[BEGIN Supplied information]

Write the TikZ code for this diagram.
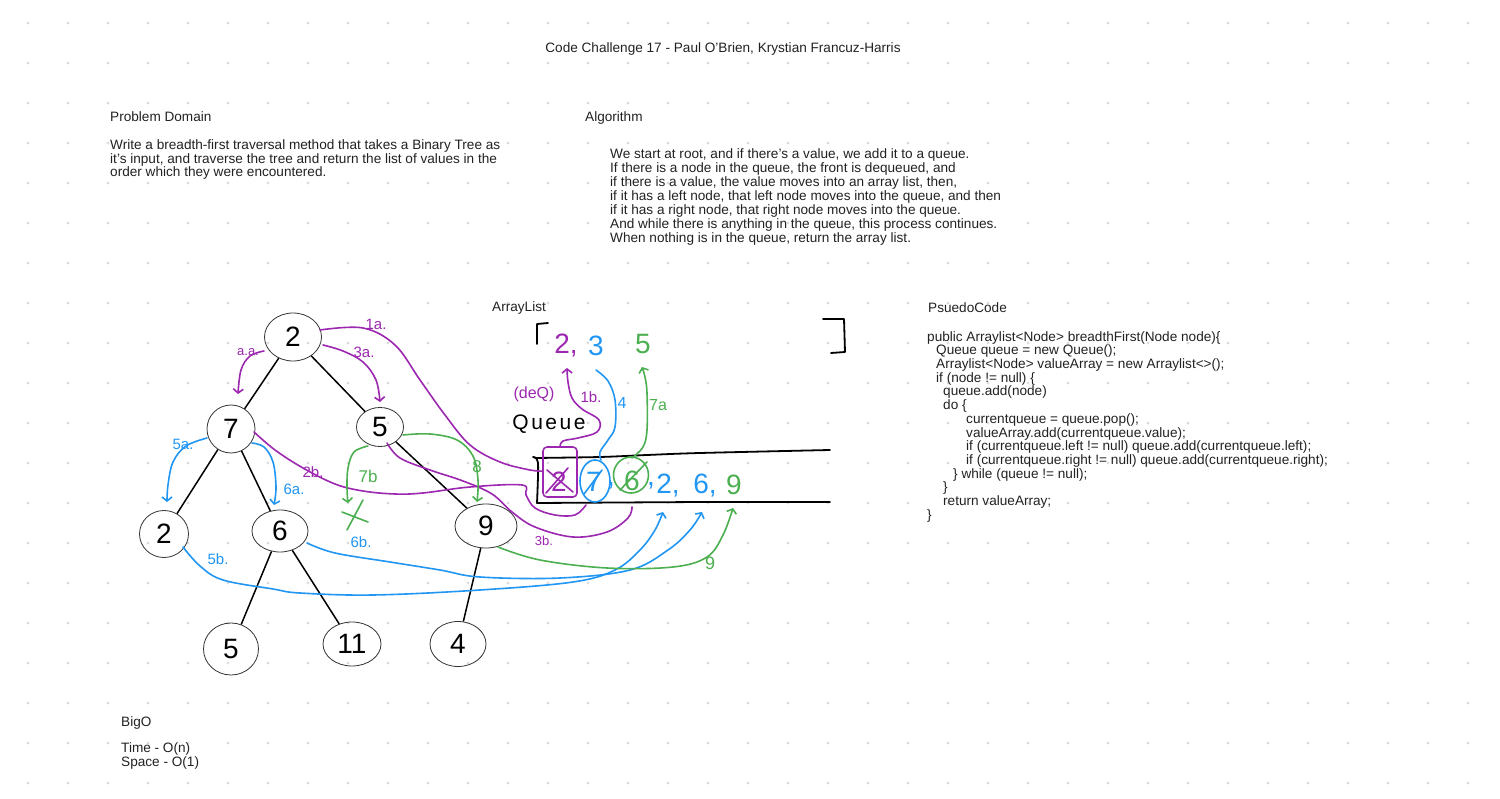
\documentclass[tikz,border=0pt]{standalone}
\usepackage{fontspec}
\setmainfont{Liberation Sans}
\usetikzlibrary{shapes.geometric,arrows.meta}
\definecolor{hpurple}{HTML}{9C27B0}
\definecolor{hblue}{HTML}{2196F3}
\definecolor{hgreen}{HTML}{4CAF50}
\definecolor{dotc}{HTML}{DDDDDD}
\definecolor{txt}{HTML}{222222}
\begin{document}
\begin{tikzpicture}[x=1pt,y=-1pt,
  tnode/.style={ellipse,draw=black!80,line width=0.8pt,inner sep=0pt,font=\fontsize{28}{28}\selectfont},
  edge/.style={line width=1.5pt,black},
  hand/.style={line width=1.6pt,line cap=round,line join=round},
  pu/.style={hand,hpurple}, bl/.style={hand,hblue}, gr/.style={hand,hgreen},
  blk/.style={hand,black,line width=1.8pt},
  tip/.style={-{Straight Barb[length=4pt,width=10pt]}},
  lab/.style={inner sep=0pt,font=\fontsize{15}{15}\selectfont},
  txtn/.style={anchor=base west,inner sep=0pt,text=txt,font=\fontsize{13.6}{14}\selectfont},
  hw/.style={inner sep=0pt,font=\fontsize{28}{28}\selectfont}
]
\useasboundingbox (0,0) rectangle (1500,799);
\fill[white] (0,0) rectangle (1500,799);
\foreach \i in {0,...,36} \foreach \j in {0,...,19} \fill[dotc] ({28+40*\i},{23+40*\j}) circle (1.6);

% texts
\node[txtn,anchor=base] (title) at (723,53) {Code Challenge 17 - Paul O'Brien, Krystian Francuz-Harris};
\node[txtn] (pdh) at (110,122) {Problem Domain};
\node[txtn] (pd1) at (110,149.5) {Write a breadth-first traversal method that takes a Binary Tree as};
\node[txtn] (pd2) at (110,163.2) {it's input, and traverse the tree and return the list of values in the};
\node[txtn] (pd3) at (110,176.9) {order which they were encountered.};
\node[txtn] (alh) at (585,122) {Algorithm};
\node[txtn] (al1) at (610,158.5) {We start at root, and if there's a value, we add it to a queue.};
\node[txtn] (al2) at (610,172.5) {If there is a node in the queue, the front is dequeued, and};
\node[txtn] (al3) at (610,186.5) {if there is a value, the value moves into an array list, then,};
\node[txtn] (al4) at (610,200.5) {if it has a left node, that left node moves into the queue, and then};
\node[txtn] (al5) at (610,214.5) {if it has a right node, that right node moves into the queue.};
\node[txtn] (al6) at (610,228.5) {And while there is anything in the queue, this process continues.};
\node[txtn] (al7) at (610,242.5) {When nothing is in the queue, return the array list.};
\node[txtn] (arh) at (492,311.5) {ArrayList};
\node[txtn] (psh) at (928,312.5) {PsuedoCode};
\node[txtn] (c1) at (927,341.2) {public Arraylist<Node> breadthFirst(Node node)\{};
\node[txtn] (c2) at (936,354.9) {Queue queue = new Queue();};
\node[txtn] (c3) at (936,368.6) {Arraylist<Node> valueArray = new Arraylist<>();};
\node[txtn] (c4) at (936,382.3) {if (node != null) \{};
\node[txtn] (c5) at (943,396.0) {queue.add(node)};
\node[txtn] (c6) at (943,409.7) {do \{};
\node[txtn] (c7) at (966,423.4) {currentqueue = queue.pop();};
\node[txtn] (c8) at (966,437.1) {valueArray.add(currentqueue.value);};
\node[txtn] (c9) at (966,450.8) {if (currentqueue.left != null) queue.add(currentqueue.left);};
\node[txtn] (c10) at (966,464.5) {if (currentqueue.right != null) queue.add(currentqueue.right);};
\node[txtn] (c11) at (953,478.2) {\} while (queue != null);};
\node[txtn] (c12) at (943,491.9) {\}};
\node[txtn] (c13) at (943,505.6) {return valueArray;};
\node[txtn] (c14) at (927,519.3) {\}};
\node[txtn] (boh) at (121,726) {BigO};
\node[txtn] (bo1) at (121,752) {Time - O(n)};
\node[txtn] (bo2) at (121,766) {Space - O(1)};

% tree
\node[tnode,minimum width=57pt,minimum height=48pt] (r) at (293,337) {2};
\node[tnode,minimum width=48pt,minimum height=48pt] (n7) at (231,429) {7};
\node[tnode,minimum width=47pt,minimum height=39pt] (n5) at (380,427) {5};
\node[tnode,minimum width=49pt,minimum height=47pt] (n2) at (164,534) {2};
\node[tnode,minimum width=56pt,minimum height=42pt] (n6) at (280,531) {6};
\node[tnode,minimum width=62pt,minimum height=44pt] (n9) at (486,526) {9};
\node[tnode,minimum width=55pt,minimum height=52pt] (m5) at (231,649) {5};
\node[tnode,minimum width=58pt,minimum height=44pt] (m11) at (352,644) {11};
\node[tnode,minimum width=56pt,minimum height=45pt] (m4) at (458,644) {4};
\draw[edge] (r) -- (n7);
\draw[edge] (r) -- (n5);
\draw[edge] (n7) -- (n2);
\draw[edge] (n7) -- (n6);
\draw[edge] (n5) -- (n9);
\draw[edge] (n6) -- (m5);
\draw[edge] (n6) -- (m11);
\draw[edge] (n9) -- (m4);

% array list brackets and values
\draw[blk] (537,344) -- (537,324) -- (548,323);
\draw[blk] (823,319) -- (844,319) -- (845,352) -- (831,353);
\node[hw,text=hpurple] (a1) at (566,346) {2,};
\node[hw,text=hblue] (a2) at (596,346) {3};
\node[hw,text=hgreen] (a3) at (643,344) {5};

% queue box
\draw[blk] plot[smooth,tension=0.5] coordinates {(533,457) (538,463) (537,503)};
\draw[blk] plot[smooth,tension=0.5] coordinates {(535,458) (600,457) (647,455) (700,453) (830,450)};
\draw[blk] (537,503) -- (700,502) -- (830,502);
\node[inner sep=0pt,font=\fontsize{21}{21}\selectfont\addfontfeatures{LetterSpace=12}] (qlab) at (549,424) {Queue};

% queue items
\draw[pu,rounded corners=4pt] (543,447) rectangle (577,497);
\node[hw,text=hpurple] (q1) at (559,482) {2};
\draw[pu] (546,493) -- (568,468);
\draw[pu] (547,470) -- (573,492);
\draw[bl] (595,481) ellipse (15 and 21);
\node[hw,text=hblue] (q2) at (594,482) {7};
\draw[bl] (584,494) -- (602,470);
\node[hw,text=hblue] (q2c) at (611,486) {,};
\draw[gr] (631,475) ellipse (17.5 and 18);
\node[hw,text=hgreen] (q3) at (632,481) {6};
\draw[gr] (620,490) -- (647,462);
\node[hw,text=hblue] (q3c) at (651,486) {,};
\node[hw,text=hblue] (q4) at (668,486) {2,};
\node[hw,text=hblue] (q5) at (705,486) {6,};
\node[hw,text=hgreen] (q6) at (734,485) {9};

% purple annotations
\draw[pu] plot[smooth,tension=0.6] coordinates {(320,330) (363,328) (395,345) (420,380) (445,415) (470,445) (500,462) (530,470) (543,471)};
\node[lab,text=hpurple] (l1a) at (376,324) {1a.};
\draw[pu,tip] plot[smooth,tension=0.6] coordinates {(264,351) (250,356) (241,370) (238,394)};
\node[lab,text=hpurple,font=\fontsize{13}{13}\selectfont] (laa) at (248,352) {a.a.};
\draw[pu,tip] plot[smooth,tension=0.6] coordinates {(323,345) (343,351) (363,362) (376,380) (380,402)};
\node[lab,text=hpurple] (l3a) at (364,352) {3a.};
\draw[pu,tip] plot[smooth,tension=0.6] coordinates {(560,447) (563,441) (578,438) (597,432) (599,420) (582,409) (572,398) (568,382) (567,368)};
\node[lab,text=hpurple,font=\fontsize{16}{16}\selectfont] (ldq) at (534,394) {(deQ)};
\node[lab,text=hpurple] (l1b) at (591,397) {1b.};
\draw[pu] plot[smooth,tension=0.6] coordinates {(254,432) (275,450) (303,468) (335,484) (363,491) (395,494) (423,493) (470,487) (522,485) (526,495) (535,508) (555,515) (575,515) (586,505)};
\node[lab,text=hpurple] (l2b) at (313,472) {2b.};
\draw[pu] plot[smooth,tension=0.6] coordinates {(387,443) (400,458) (430,470) (463,481) (492,494) (512,512) (535,527) (573,537) (607,532) (628,518) (632,507)};
\node[lab,text=hpurple,font=\fontsize{13}{13}\selectfont] (l3b) at (544,541) {3b.};

% blue annotations
\draw[bl] plot[smooth,tension=0.6] coordinates {(601,460) (600,452) (608,440) (615,427) (615,400) (608,381) (596,370)};
\node[lab,text=hblue,font=\fontsize{16}{16}\selectfont] (l4) at (622,403) {4};
\draw[bl,tip] plot[smooth,tension=0.6] coordinates {(207,438) (186,446) (173,462) (168,485) (167,502)};
\node[lab,text=hblue] (l5a) at (183,444) {5a.};
\draw[bl,tip] plot[smooth,tension=0.6] coordinates {(252,443) (264,447) (273,462) (276,487) (274,505)};
\node[lab,text=hblue] (l6a) at (294,489) {6a.};
\draw[bl,tip] plot[smooth,tension=0.6] coordinates {(307,543) (335,553) (390,562) (440,570) (480,577) (560,578) (630,570) (668,550) (690,530) (702,512)};
\node[lab,text=hblue] (l6b) at (361,542) {6b.};
\draw[bl,tip] plot[smooth,tension=0.6] coordinates {(183,547) (200,566) (223,580) (273,589) (300,593) (373,595) (480,590) (573,582) (615,570) (640,550) (655,530) (663,512)};
\node[lab,text=hblue] (l5b) at (218,559) {5b.};

% green annotations
\draw[gr,tip] plot[smooth,tension=0.6] coordinates {(632,458) (643,447) (647,430) (647,393) (645,377) (642,367)};
\node[lab,text=hgreen,font=\fontsize{16}{16}\selectfont] (l7a) at (658,405) {7a};
\draw[gr,tip] plot[smooth,tension=0.6] coordinates {(368,446) (354,452) (348,468) (347,488) (348,503)};
\node[lab,text=hgreen,font=\fontsize{17}{17}\selectfont] (l7b) at (368,476) {7b};
\draw[gr,tip] plot[smooth,tension=0.6] coordinates {(403,435) (430,434) (457,440) (473,456) (478,480) (477,502)};
\node[lab,text=hgreen,font=\fontsize{17}{17}\selectfont] (l8) at (477,467) {8};
\draw[gr] (347,530) -- (363,500);
\draw[gr] (342,512) -- (368,522);
\draw[gr,tip] plot[smooth,tension=0.6] coordinates {(498,547) (540,560) (607,568) (673,567) (707,557) (723,535) (733,508)};
\node[lab,text=hgreen,font=\fontsize{18}{18}\selectfont] (l9) at (710,563) {9};
\end{tikzpicture}
\end{document}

[END Supplied information]

Given exercise:
In the lines above, find each one with "this" and list it.

Worked solution:
Write the TikZ code for this diagram.
\node[txtn] (al6) at (610,228.5) {And while there is anything in the queue, this process continues.};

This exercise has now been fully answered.